War and economics: The Houthis, Russia, India and North Korea
Container operator A.P. Møller-Mærsk A/S transit in the Red Sea was suspended again at the end of 2023 after the attack by Yemen’s Houthi movement on one of the container ships. The attack came just after Mærsk resumed navigation and launched the international military protection operation “Prosperity Guardian”. The Houthi’s actions have led to significant disruptions to shipping through the Suez Canal and the Red Sea, one of the most essential oil, natural gas, grain, and consumer goods trade arteries between Europe and Asia. Attacks could drive up product prices – the cost and time of sea shipments increase, and the consequences of additional traffic on other routes will be felt worldwide.
In the North Korean port of Najin, located close to Russia, intensive work is underway after a long period of stagnation. According to experts, it is related to the growing arms trade and its supplies to Russia due to the war in Ukraine.
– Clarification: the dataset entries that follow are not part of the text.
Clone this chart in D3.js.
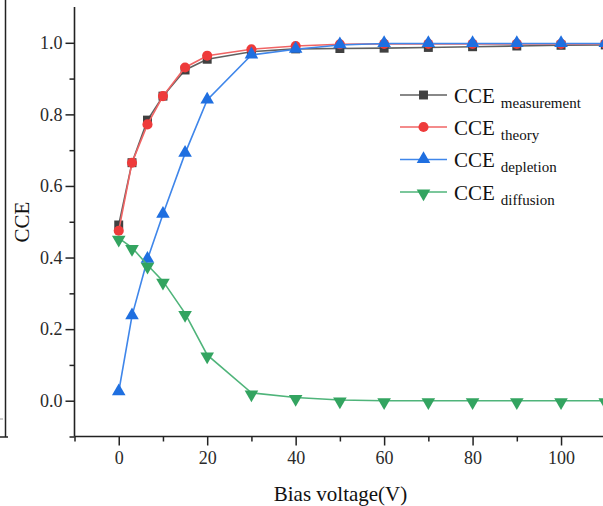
<!DOCTYPE html>
<html><head><meta charset="utf-8">
<script src="https://cdn.jsdelivr.net/npm/d3@7/dist/d3.min.js"></script>
<style>
html,body{margin:0;padding:0;background:#fff;}
svg{display:block;font-family:"Liberation Serif","Times New Roman",serif;}
</style></head>
<body><svg id="c" width="603" height="506"></svg>
<script>
const voltage = [0, 3, 6.5, 10, 15, 20, 30, 40, 50, 60, 70, 80, 90, 100, 110];
const cceMeasurement = [0.491, 0.665, 0.784, 0.851, 0.924, 0.954, 0.975, 0.983, 0.984, 0.985, 0.987, 0.989, 0.991, 0.993, 0.994];
const cceTheory      = [0.475, 0.665, 0.772, 0.851, 0.931, 0.964, 0.982, 0.991, 0.996, 0.997, 0.997, 0.997, 0.997, 0.997, 0.997];
const cceDepletion   = [0.025, 0.237, 0.395, 0.521, 0.691, 0.840, 0.966, 0.982, 0.994, 0.998, 0.998, 0.998, 0.998, 0.998, 0.998];
const cceDiffusion   = [0.454, 0.428, 0.379, 0.334, 0.244, 0.128, 0.022, 0.009, 0.002, 0.0, 0.0, 0.0, 0.0, 0.0, 0.0];
const seriesNames = ["measurement", "theory", "depletion", "diffusion"];
const yTickLabels = ["0.0", "0.2", "0.4", "0.6", "0.8", "1.0"];
const xTickLabels = ["0", "20", "40", "60", "80", "100"];

const svg = d3.select("#c");
const x = d3.scaleLinear().domain([-10, 120]).range([74.5, 649.5]);
const y = d3.scaleLinear().domain([-0.1, 1.1]).range([436.5, 7]);

const styles = [
  {line:"#606060", fill:"#404040", sym:d3.symbolSquare, size:80, rot:0},
  {line:"#f06464", fill:"#ee3b3b", sym:d3.symbolCircle, size:80, rot:0},
  {line:"#3f86ea", fill:"#1f6fe0", sym:d3.symbolTriangle, size:80, rot:0},
  {line:"#4fb47a", fill:"#33a460", sym:d3.symbolTriangle, size:80, rot:180}
];
const allSeries = [cceMeasurement, cceTheory, cceDepletion, cceDiffusion];

// partial left panel edge
svg.append("line").attr("x1",5.5).attr("x2",5.5).attr("y1",0).attr("y2",437).attr("stroke","#222").attr("stroke-width",1.5);
svg.append("line").attr("x1",0).attr("x2",8).attr("y1",437).attr("y2",437).attr("stroke","#222").attr("stroke-width",1.5);
svg.append("line").attr("x1",0).attr("x2",3).attr("y1",419).attr("y2",419).attr("stroke","#999").attr("stroke-width",1);

svg.append("defs").append("clipPath").attr("id","pc")
  .append("rect").attr("x",60).attr("y",0).attr("width",600).attr("height",445);

const g = svg.append("g").attr("clip-path","url(#pc)");
allSeries.forEach((vals, i) => {
  const st = styles[i];
  const pts = voltage.map((v, j) => [v, vals[j]]);
  g.append("path").attr("d", d3.line().x(d=>x(d[0])).y(d=>y(d[1]))(pts))
    .attr("fill","none").attr("stroke",st.line).attr("stroke-width",1.6);
  g.selectAll(null).data(pts).enter().append("path")
    .attr("d", d3.symbol().type(st.sym).size(st.size)())
    .attr("transform", d => `translate(${x(d[0])},${y(d[1]) + (st.rot ? 1.5 : (st.sym===d3.symbolTriangle? -0.5:0))}) rotate(${st.rot})`)
    .attr("fill", st.fill);
});

// axes
const yMajor = [0, 0.2, 0.4, 0.6, 0.8, 1.0];
const yMinor = [-0.1, 0.1, 0.3, 0.5, 0.7, 0.9];
const yAx = svg.append("g").attr("transform","translate(74.5,0)")
  .call(d3.axisLeft(y).tickValues(yMajor).tickFormat((d,i)=>yTickLabels[i]).tickSize(9).tickPadding(3));
svg.append("g").attr("transform","translate(74.5,0)")
  .call(d3.axisLeft(y).tickValues(yMinor).tickFormat("").tickSize(5)).select(".domain").remove();
const xMajor = [0, 20, 40, 60, 80, 100];
const xMinor = [-10, 10, 30, 50, 70, 90, 110];
const xAx = svg.append("g").attr("transform","translate(0,436.5)")
  .call(d3.axisBottom(x).tickValues(xMajor).tickFormat((d,i)=>xTickLabels[i]).tickSize(9).tickPadding(6));
svg.append("g").attr("transform","translate(0,436.5)")
  .call(d3.axisBottom(x).tickValues(xMinor).tickFormat("").tickSize(5)).select(".domain").remove();

svg.selectAll(".domain").attr("stroke","#222").attr("stroke-width",1.6);
svg.selectAll(".tick line").attr("stroke","#222").attr("stroke-width",1.5);
svg.selectAll(".tick text").attr("fill","#2a2a2a").attr("font-size","18px")
  .attr("font-family","'Liberation Serif','Times New Roman',serif");
yAx.select(".domain").attr("d","M-0,436.5V7");
xAx.select(".domain").attr("d","M74.5,0H649.5");

// axis titles
svg.append("text").attr("transform","translate(29,222) rotate(-90)").attr("text-anchor","middle")
  .attr("font-size","21px").attr("fill","#111").text("CCE");
svg.append("text").attr("x",340.5).attr("y",501).attr("text-anchor","middle")
  .attr("font-size","21px").attr("fill","#111").text("Bias voltage(V)");

// legend
const legRows = [95, 127, 159.5, 192];
seriesNames.forEach((nm, i) => {
  const st = styles[i];
  const ly = legRows[i];
  svg.append("line").attr("x1",400).attr("x2",447).attr("y1",ly).attr("y2",ly)
    .attr("stroke",st.line).attr("stroke-width",1.6);
  svg.append("path").attr("d", d3.symbol().type(st.sym).size(st.size)())
    .attr("transform", `translate(423.5,${ly + (st.rot?1.5:(st.sym===d3.symbolTriangle?-0.5:0))}) rotate(${st.rot})`)
    .attr("fill", st.fill);
  const t = svg.append("text").attr("x",454).attr("y",ly+7.5).attr("fill","#111");
  t.append("tspan").attr("font-size","21px").text("CCE");
  t.append("tspan").attr("font-size","15px").attr("dx",6).attr("dy",5).text(nm);
});
</script></body></html>
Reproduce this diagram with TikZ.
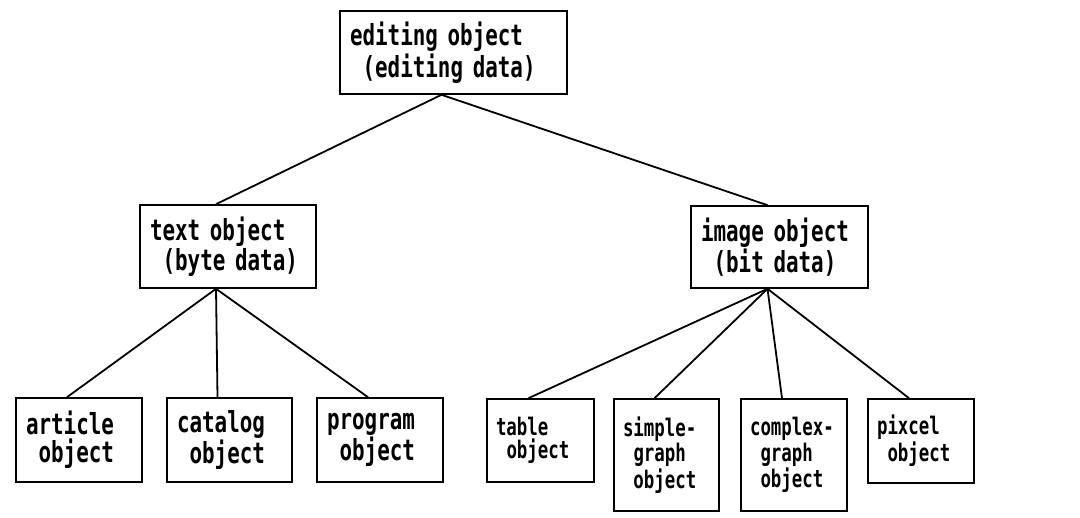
\documentclass[tikz,border=0pt]{standalone}
\usepackage{fontspec}
\newfontfamily\objfont[FakeStretch=0.72]{DejaVu Sans Mono}
\usetikzlibrary{calc}

\begin{document}
\begin{tikzpicture}[x=1pt,y=1pt]
        \tikzstyle{obj} = [draw, line width=0.8pt, align=left, inner xsep=5pt, inner ysep=0pt, font={\objfont\bfseries\fontsize{14.5}{14}\selectfont}]
        \tikzstyle{smallobj} = [obj, inner xsep=4.5pt, font={\objfont\bfseries\fontsize{12.1}{11.5}\selectfont}]
        \useasboundingbox (0,0) rectangle (540,259);

        % top level
        \node[obj, text width=103.5pt, minimum height=41.5pt] (edit) at (226.75,232.75) {editing object\\\phantom{x}(editing data)};

        % second level
        \node[obj, text width=78pt, minimum height=41.5pt] (text) at (114,135.75) {text object\\\phantom{x}(byte data)};
        \node[obj, text width=78.5pt, minimum height=41pt] (image) at (389.75,135.5) {image object\\\phantom{x}(bit data)};

        % leaves of the text object
        \node[obj, text width=53pt, minimum height=42pt] (article) at (39.5,39) {article\\\phantom{x}object};
        \node[obj, text width=52.5pt, minimum height=42pt] (catalog) at (114.75,39) {catalog\\\phantom{x}object};
        \node[obj, text width=53pt, minimum height=42pt] (program) at (190,39) {program\\\phantom{x}object};

        % leaves of the image object
        \node[smallobj, text width=44.5pt, minimum height=41.5pt] (table) at (270.25,38.75) {table\\\phantom{x}object};
        \node[smallobj, text width=43.5pt, minimum height=56pt] (simple) at (333.25,31.5) {simple-\\\phantom{x}graph\\\phantom{x}object};
        \node[smallobj, text width=44pt, minimum height=56pt] (complex) at (397,31.5) {complex-\\\phantom{x}graph\\\phantom{x}object};
        \node[smallobj, text width=44pt, minimum height=42pt] (pixcel) at (460.5,38.5) {pixcel\\\phantom{x}object};

        \foreach \p/\c in {edit/text, edit/image, text/article, text/catalog, text/program,
                image/table, image/simple, image/complex, image/pixcel}
        {
                \draw[line width=0.9pt] ([xshift=-6pt]\p.south) -- ([xshift=-6pt]\c.north);
        }
\end{tikzpicture}
\end{document}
Satellite images in late 2023 show a steady influx of ships into the port, hundreds of containers being loaded and unloaded, and carriages ready to transport goods. According to South Korean intelligence, since August last year, approximately one million pieces of artillery from North Korea arrived in Russia, broadly interoperable with Russian equipment.
According to the Russian authorities, oil shipments to the two most populous countries, India and China, constituted 90% of all oil exports from Russia in 2023. This is how the authorities in Moscow managed to circumvent Western sanctions in connection with the invasion of Ukraine. India buys Russian oil, sometimes at a discount, refines it, and then sells it to Europe.